*Source data*
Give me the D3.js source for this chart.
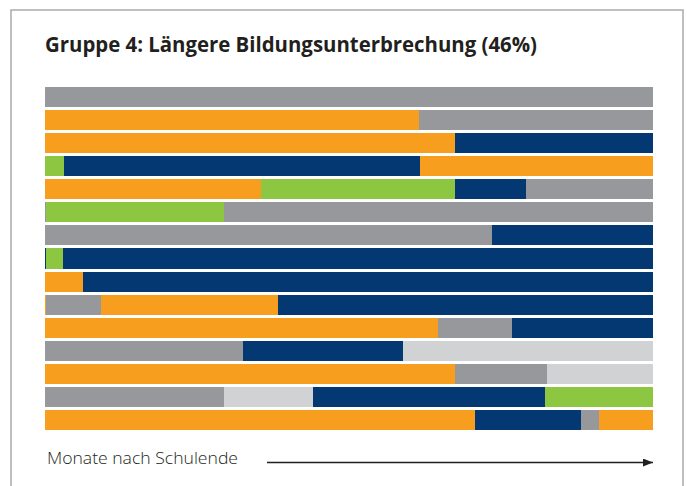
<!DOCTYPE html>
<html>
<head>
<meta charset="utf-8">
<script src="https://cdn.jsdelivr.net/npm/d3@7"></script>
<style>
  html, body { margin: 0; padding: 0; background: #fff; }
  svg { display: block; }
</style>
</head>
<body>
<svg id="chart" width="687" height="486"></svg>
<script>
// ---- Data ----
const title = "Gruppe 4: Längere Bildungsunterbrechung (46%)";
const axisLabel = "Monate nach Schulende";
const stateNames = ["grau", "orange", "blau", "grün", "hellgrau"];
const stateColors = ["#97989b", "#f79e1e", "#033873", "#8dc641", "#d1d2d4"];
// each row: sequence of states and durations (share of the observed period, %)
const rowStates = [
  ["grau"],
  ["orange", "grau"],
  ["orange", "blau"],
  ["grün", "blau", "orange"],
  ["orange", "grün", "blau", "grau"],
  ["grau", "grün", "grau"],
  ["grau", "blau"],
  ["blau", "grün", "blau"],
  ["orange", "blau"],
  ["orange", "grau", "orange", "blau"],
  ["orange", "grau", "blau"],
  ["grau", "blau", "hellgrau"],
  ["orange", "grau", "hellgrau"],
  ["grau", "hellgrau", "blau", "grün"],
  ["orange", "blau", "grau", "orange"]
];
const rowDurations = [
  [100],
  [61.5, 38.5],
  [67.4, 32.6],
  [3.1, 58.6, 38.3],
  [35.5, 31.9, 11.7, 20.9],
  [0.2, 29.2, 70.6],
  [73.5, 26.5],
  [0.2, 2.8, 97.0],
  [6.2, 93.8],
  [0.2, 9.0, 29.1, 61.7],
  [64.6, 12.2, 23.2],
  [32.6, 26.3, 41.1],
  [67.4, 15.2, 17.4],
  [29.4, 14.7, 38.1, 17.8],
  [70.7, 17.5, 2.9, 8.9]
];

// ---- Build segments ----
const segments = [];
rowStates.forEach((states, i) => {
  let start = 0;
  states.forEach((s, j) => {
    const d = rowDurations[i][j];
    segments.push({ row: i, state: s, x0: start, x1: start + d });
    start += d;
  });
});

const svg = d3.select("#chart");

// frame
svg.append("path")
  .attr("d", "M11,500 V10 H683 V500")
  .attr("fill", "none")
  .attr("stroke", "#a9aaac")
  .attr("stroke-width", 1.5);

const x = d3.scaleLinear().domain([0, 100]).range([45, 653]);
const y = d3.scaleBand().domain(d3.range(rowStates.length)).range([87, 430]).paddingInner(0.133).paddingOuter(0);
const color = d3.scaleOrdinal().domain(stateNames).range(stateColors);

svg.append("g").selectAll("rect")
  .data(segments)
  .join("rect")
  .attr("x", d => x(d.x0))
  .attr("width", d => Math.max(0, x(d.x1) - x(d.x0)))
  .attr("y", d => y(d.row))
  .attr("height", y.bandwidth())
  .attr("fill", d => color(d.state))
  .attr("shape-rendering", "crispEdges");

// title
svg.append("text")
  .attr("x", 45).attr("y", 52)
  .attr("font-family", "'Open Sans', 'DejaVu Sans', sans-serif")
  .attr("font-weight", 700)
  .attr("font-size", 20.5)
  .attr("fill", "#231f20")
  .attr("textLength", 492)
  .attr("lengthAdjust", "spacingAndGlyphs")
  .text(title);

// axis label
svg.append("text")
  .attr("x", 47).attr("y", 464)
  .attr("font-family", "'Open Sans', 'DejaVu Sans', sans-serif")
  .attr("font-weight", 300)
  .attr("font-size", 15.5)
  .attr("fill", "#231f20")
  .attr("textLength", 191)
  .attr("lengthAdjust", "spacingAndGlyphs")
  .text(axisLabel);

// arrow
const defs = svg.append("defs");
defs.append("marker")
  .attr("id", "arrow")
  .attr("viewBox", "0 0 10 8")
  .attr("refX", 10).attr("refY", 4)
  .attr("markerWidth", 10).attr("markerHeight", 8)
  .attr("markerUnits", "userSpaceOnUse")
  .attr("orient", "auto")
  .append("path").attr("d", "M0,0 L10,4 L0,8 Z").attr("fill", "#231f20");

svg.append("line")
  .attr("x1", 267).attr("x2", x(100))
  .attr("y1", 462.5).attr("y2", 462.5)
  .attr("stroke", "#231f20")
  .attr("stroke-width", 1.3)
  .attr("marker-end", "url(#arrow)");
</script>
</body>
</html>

*Work instructions*
Print each line of the material above exactly, with the pictures removed from your copy.

*Exercise result*
Give me the D3.js source for this chart.
<!DOCTYPE html>
<html>
<head>
<meta charset="utf-8">
<script src="https://cdn.jsdelivr.net/npm/d3@7"></script>
<style>
  html, body { margin: 0; padding: 0; background: #fff; }
  svg { display: block; }
</style>
</head>
<body>
<svg id="chart" width="687" height="486"></svg>
<script>
// ---- Data ----
const title = "Gruppe 4: Längere Bildungsunterbrechung (46%)";
const axisLabel = "Monate nach Schulende";
const stateNames = ["grau", "orange", "blau", "grün", "hellgrau"];
const stateColors = ["#97989b", "#f79e1e", "#033873", "#8dc641", "#d1d2d4"];
// each row: sequence of states and durations (share of the observed period, %)
const rowStates = [
  ["grau"],
  ["orange", "grau"],
  ["orange", "blau"],
  ["grün", "blau", "orange"],
  ["orange", "grün", "blau", "grau"],
  ["grau", "grün", "grau"],
  ["grau", "blau"],
  ["blau", "grün", "blau"],
  ["orange", "blau"],
  ["orange", "grau", "orange", "blau"],
  ["orange", "grau", "blau"],
  ["grau", "blau", "hellgrau"],
  ["orange", "grau", "hellgrau"],
  ["grau", "hellgrau", "blau", "grün"],
  ["orange", "blau", "grau", "orange"]
];
const rowDurations = [
  [100],
  [61.5, 38.5],
  [67.4, 32.6],
  [3.1, 58.6, 38.3],
  [35.5, 31.9, 11.7, 20.9],
  [0.2, 29.2, 70.6],
  [73.5, 26.5],
  [0.2, 2.8, 97.0],
  [6.2, 93.8],
  [0.2, 9.0, 29.1, 61.7],
  [64.6, 12.2, 23.2],
  [32.6, 26.3, 41.1],
  [67.4, 15.2, 17.4],
  [29.4, 14.7, 38.1, 17.8],
  [70.7, 17.5, 2.9, 8.9]
];

// ---- Build segments ----
const segments = [];
rowStates.forEach((states, i) => {
  let start = 0;
  states.forEach((s, j) => {
    const d = rowDurations[i][j];
    segments.push({ row: i, state: s, x0: start, x1: start + d });
    start += d;
  });
});

const svg = d3.select("#chart");

// frame
svg.append("path")
  .attr("d", "M11,500 V10 H683 V500")
  .attr("fill", "none")
  .attr("stroke", "#a9aaac")
  .attr("stroke-width", 1.5);

const x = d3.scaleLinear().domain([0, 100]).range([45, 653]);
const y = d3.scaleBand().domain(d3.range(rowStates.length)).range([87, 430]).paddingInner(0.133).paddingOuter(0);
const color = d3.scaleOrdinal().domain(stateNames).range(stateColors);

svg.append("g").selectAll("rect")
  .data(segments)
  .join("rect")
  .attr("x", d => x(d.x0))
  .attr("width", d => Math.max(0, x(d.x1) - x(d.x0)))
  .attr("y", d => y(d.row))
  .attr("height", y.bandwidth())
  .attr("fill", d => color(d.state))
  .attr("shape-rendering", "crispEdges");

// title
svg.append("text")
  .attr("x", 45).attr("y", 52)
  .attr("font-family", "'Open Sans', 'DejaVu Sans', sans-serif")
  .attr("font-weight", 700)
  .attr("font-size", 20.5)
  .attr("fill", "#231f20")
  .attr("textLength", 492)
  .attr("lengthAdjust", "spacingAndGlyphs")
  .text(title);

// axis label
svg.append("text")
  .attr("x", 47).attr("y", 464)
  .attr("font-family", "'Open Sans', 'DejaVu Sans', sans-serif")
  .attr("font-weight", 300)
  .attr("font-size", 15.5)
  .attr("fill", "#231f20")
  .attr("textLength", 191)
  .attr("lengthAdjust", "spacingAndGlyphs")
  .text(axisLabel);

// arrow
const defs = svg.append("defs");
defs.append("marker")
  .attr("id", "arrow")
  .attr("viewBox", "0 0 10 8")
  .attr("refX", 10).attr("refY", 4)
  .attr("markerWidth", 10).attr("markerHeight", 8)
  .attr("markerUnits", "userSpaceOnUse")
  .attr("orient", "auto")
  .append("path").attr("d", "M0,0 L10,4 L0,8 Z").attr("fill", "#231f20");

svg.append("line")
  .attr("x1", 267).attr("x2", x(100))
  .attr("y1", 462.5).attr("y2", 462.5)
  .attr("stroke", "#231f20")
  .attr("stroke-width", 1.3)
  .attr("marker-end", "url(#arrow)");
</script>
</body>
</html>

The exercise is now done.